INFORMATION SUPPLIED
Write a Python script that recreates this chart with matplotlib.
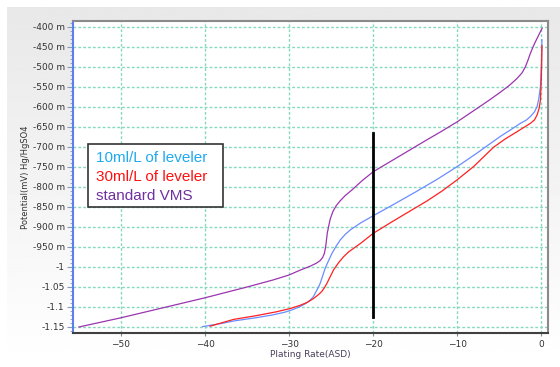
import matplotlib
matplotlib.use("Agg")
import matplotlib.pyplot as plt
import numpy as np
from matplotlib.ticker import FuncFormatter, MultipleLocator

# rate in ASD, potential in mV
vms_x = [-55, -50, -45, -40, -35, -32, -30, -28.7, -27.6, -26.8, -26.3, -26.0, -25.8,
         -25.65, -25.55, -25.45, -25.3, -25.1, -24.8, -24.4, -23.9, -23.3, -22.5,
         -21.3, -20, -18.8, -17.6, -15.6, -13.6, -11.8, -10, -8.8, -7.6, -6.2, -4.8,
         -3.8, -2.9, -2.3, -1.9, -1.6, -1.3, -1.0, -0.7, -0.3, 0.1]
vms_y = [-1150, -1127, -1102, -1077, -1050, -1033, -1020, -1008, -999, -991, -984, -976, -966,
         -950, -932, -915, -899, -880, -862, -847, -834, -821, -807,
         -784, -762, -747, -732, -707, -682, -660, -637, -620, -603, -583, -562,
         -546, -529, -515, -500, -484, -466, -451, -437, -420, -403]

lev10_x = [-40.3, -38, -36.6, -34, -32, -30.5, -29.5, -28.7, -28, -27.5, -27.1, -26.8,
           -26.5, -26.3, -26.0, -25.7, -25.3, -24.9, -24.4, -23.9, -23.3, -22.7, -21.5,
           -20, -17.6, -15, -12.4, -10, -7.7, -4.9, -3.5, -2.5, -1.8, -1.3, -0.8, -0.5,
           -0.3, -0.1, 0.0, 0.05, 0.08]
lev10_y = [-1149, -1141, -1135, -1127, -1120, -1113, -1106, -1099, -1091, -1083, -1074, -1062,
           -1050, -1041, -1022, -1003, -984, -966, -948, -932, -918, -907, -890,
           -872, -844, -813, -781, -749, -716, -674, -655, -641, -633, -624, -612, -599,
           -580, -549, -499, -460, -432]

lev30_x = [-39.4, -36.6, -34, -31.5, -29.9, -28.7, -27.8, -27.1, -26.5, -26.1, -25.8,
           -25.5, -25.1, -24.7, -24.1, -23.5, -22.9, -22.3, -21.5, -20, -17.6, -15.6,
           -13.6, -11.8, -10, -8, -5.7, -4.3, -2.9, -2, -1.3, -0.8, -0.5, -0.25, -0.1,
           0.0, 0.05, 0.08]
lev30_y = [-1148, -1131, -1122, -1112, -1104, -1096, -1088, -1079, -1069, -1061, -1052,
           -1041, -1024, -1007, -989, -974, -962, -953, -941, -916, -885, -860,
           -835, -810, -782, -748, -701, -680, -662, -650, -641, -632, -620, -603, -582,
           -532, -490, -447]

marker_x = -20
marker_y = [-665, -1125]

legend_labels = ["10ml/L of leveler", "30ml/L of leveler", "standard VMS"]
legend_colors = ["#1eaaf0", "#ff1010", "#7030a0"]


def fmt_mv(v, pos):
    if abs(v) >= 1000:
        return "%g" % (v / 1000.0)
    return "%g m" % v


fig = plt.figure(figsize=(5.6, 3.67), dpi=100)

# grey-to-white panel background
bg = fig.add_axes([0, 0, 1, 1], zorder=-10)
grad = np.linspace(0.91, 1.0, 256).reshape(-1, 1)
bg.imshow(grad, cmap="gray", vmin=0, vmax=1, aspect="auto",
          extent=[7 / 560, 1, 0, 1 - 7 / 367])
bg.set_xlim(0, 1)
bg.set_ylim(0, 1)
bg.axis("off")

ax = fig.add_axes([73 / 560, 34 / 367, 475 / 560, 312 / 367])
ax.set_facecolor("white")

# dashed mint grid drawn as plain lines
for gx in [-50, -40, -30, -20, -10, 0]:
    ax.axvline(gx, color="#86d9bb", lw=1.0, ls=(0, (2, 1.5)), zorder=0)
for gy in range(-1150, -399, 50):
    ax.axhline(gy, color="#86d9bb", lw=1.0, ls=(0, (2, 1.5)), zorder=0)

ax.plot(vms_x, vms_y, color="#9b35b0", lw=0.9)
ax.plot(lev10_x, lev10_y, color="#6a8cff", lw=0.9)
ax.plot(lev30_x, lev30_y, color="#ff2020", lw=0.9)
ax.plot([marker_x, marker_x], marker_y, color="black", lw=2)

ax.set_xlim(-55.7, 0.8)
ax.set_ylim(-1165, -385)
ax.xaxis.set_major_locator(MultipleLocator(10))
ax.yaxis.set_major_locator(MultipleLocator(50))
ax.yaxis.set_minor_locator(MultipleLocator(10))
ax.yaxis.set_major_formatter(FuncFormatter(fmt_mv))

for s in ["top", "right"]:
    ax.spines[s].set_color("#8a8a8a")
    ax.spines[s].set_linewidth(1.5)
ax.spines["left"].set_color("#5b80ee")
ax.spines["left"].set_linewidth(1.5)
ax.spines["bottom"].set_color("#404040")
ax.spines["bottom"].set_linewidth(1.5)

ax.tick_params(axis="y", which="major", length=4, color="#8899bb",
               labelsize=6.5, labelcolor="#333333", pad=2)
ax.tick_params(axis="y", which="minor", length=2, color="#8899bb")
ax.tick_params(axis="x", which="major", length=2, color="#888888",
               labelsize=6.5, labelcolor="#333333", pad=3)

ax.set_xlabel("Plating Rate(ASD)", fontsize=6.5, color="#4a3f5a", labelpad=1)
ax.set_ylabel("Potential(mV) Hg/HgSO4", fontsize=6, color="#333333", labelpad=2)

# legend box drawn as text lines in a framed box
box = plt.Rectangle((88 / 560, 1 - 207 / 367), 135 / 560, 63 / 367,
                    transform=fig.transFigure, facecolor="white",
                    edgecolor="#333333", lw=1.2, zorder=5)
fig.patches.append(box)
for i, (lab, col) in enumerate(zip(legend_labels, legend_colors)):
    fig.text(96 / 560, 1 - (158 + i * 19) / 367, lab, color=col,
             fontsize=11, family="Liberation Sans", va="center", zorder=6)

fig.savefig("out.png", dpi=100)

EXERCISE DESCRIPTION
Write the lines above out again exactly, without any of their pictures.

PROBLEM SOLUTION
Write a Python script that recreates this chart with matplotlib.
import matplotlib
matplotlib.use("Agg")
import matplotlib.pyplot as plt
import numpy as np
from matplotlib.ticker import FuncFormatter, MultipleLocator

# rate in ASD, potential in mV
vms_x = [-55, -50, -45, -40, -35, -32, -30, -28.7, -27.6, -26.8, -26.3, -26.0, -25.8,
         -25.65, -25.55, -25.45, -25.3, -25.1, -24.8, -24.4, -23.9, -23.3, -22.5,
         -21.3, -20, -18.8, -17.6, -15.6, -13.6, -11.8, -10, -8.8, -7.6, -6.2, -4.8,
         -3.8, -2.9, -2.3, -1.9, -1.6, -1.3, -1.0, -0.7, -0.3, 0.1]
vms_y = [-1150, -1127, -1102, -1077, -1050, -1033, -1020, -1008, -999, -991, -984, -976, -966,
         -950, -932, -915, -899, -880, -862, -847, -834, -821, -807,
         -784, -762, -747, -732, -707, -682, -660, -637, -620, -603, -583, -562,
         -546, -529, -515, -500, -484, -466, -451, -437, -420, -403]

lev10_x = [-40.3, -38, -36.6, -34, -32, -30.5, -29.5, -28.7, -28, -27.5, -27.1, -26.8,
           -26.5, -26.3, -26.0, -25.7, -25.3, -24.9, -24.4, -23.9, -23.3, -22.7, -21.5,
           -20, -17.6, -15, -12.4, -10, -7.7, -4.9, -3.5, -2.5, -1.8, -1.3, -0.8, -0.5,
           -0.3, -0.1, 0.0, 0.05, 0.08]
lev10_y = [-1149, -1141, -1135, -1127, -1120, -1113, -1106, -1099, -1091, -1083, -1074, -1062,
           -1050, -1041, -1022, -1003, -984, -966, -948, -932, -918, -907, -890,
           -872, -844, -813, -781, -749, -716, -674, -655, -641, -633, -624, -612, -599,
           -580, -549, -499, -460, -432]

lev30_x = [-39.4, -36.6, -34, -31.5, -29.9, -28.7, -27.8, -27.1, -26.5, -26.1, -25.8,
           -25.5, -25.1, -24.7, -24.1, -23.5, -22.9, -22.3, -21.5, -20, -17.6, -15.6,
           -13.6, -11.8, -10, -8, -5.7, -4.3, -2.9, -2, -1.3, -0.8, -0.5, -0.25, -0.1,
           0.0, 0.05, 0.08]
lev30_y = [-1148, -1131, -1122, -1112, -1104, -1096, -1088, -1079, -1069, -1061, -1052,
           -1041, -1024, -1007, -989, -974, -962, -953, -941, -916, -885, -860,
           -835, -810, -782, -748, -701, -680, -662, -650, -641, -632, -620, -603, -582,
           -532, -490, -447]

marker_x = -20
marker_y = [-665, -1125]

legend_labels = ["10ml/L of leveler", "30ml/L of leveler", "standard VMS"]
legend_colors = ["#1eaaf0", "#ff1010", "#7030a0"]


def fmt_mv(v, pos):
    if abs(v) >= 1000:
        return "%g" % (v / 1000.0)
    return "%g m" % v


fig = plt.figure(figsize=(5.6, 3.67), dpi=100)

# grey-to-white panel background
bg = fig.add_axes([0, 0, 1, 1], zorder=-10)
grad = np.linspace(0.91, 1.0, 256).reshape(-1, 1)
bg.imshow(grad, cmap="gray", vmin=0, vmax=1, aspect="auto",
          extent=[7 / 560, 1, 0, 1 - 7 / 367])
bg.set_xlim(0, 1)
bg.set_ylim(0, 1)
bg.axis("off")

ax = fig.add_axes([73 / 560, 34 / 367, 475 / 560, 312 / 367])
ax.set_facecolor("white")

# dashed mint grid drawn as plain lines
for gx in [-50, -40, -30, -20, -10, 0]:
    ax.axvline(gx, color="#86d9bb", lw=1.0, ls=(0, (2, 1.5)), zorder=0)
for gy in range(-1150, -399, 50):
    ax.axhline(gy, color="#86d9bb", lw=1.0, ls=(0, (2, 1.5)), zorder=0)

ax.plot(vms_x, vms_y, color="#9b35b0", lw=0.9)
ax.plot(lev10_x, lev10_y, color="#6a8cff", lw=0.9)
ax.plot(lev30_x, lev30_y, color="#ff2020", lw=0.9)
ax.plot([marker_x, marker_x], marker_y, color="black", lw=2)

ax.set_xlim(-55.7, 0.8)
ax.set_ylim(-1165, -385)
ax.xaxis.set_major_locator(MultipleLocator(10))
ax.yaxis.set_major_locator(MultipleLocator(50))
ax.yaxis.set_minor_locator(MultipleLocator(10))
ax.yaxis.set_major_formatter(FuncFormatter(fmt_mv))

for s in ["top", "right"]:
    ax.spines[s].set_color("#8a8a8a")
    ax.spines[s].set_linewidth(1.5)
ax.spines["left"].set_color("#5b80ee")
ax.spines["left"].set_linewidth(1.5)
ax.spines["bottom"].set_color("#404040")
ax.spines["bottom"].set_linewidth(1.5)

ax.tick_params(axis="y", which="major", length=4, color="#8899bb",
               labelsize=6.5, labelcolor="#333333", pad=2)
ax.tick_params(axis="y", which="minor", length=2, color="#8899bb")
ax.tick_params(axis="x", which="major", length=2, color="#888888",
               labelsize=6.5, labelcolor="#333333", pad=3)

ax.set_xlabel("Plating Rate(ASD)", fontsize=6.5, color="#4a3f5a", labelpad=1)
ax.set_ylabel("Potential(mV) Hg/HgSO4", fontsize=6, color="#333333", labelpad=2)

# legend box drawn as text lines in a framed box
box = plt.Rectangle((88 / 560, 1 - 207 / 367), 135 / 560, 63 / 367,
                    transform=fig.transFigure, facecolor="white",
                    edgecolor="#333333", lw=1.2, zorder=5)
fig.patches.append(box)
for i, (lab, col) in enumerate(zip(legend_labels, legend_colors)):
    fig.text(96 / 560, 1 - (158 + i * 19) / 367, lab, color=col,
             fontsize=11, family="Liberation Sans", va="center", zorder=6)

fig.savefig("out.png", dpi=100)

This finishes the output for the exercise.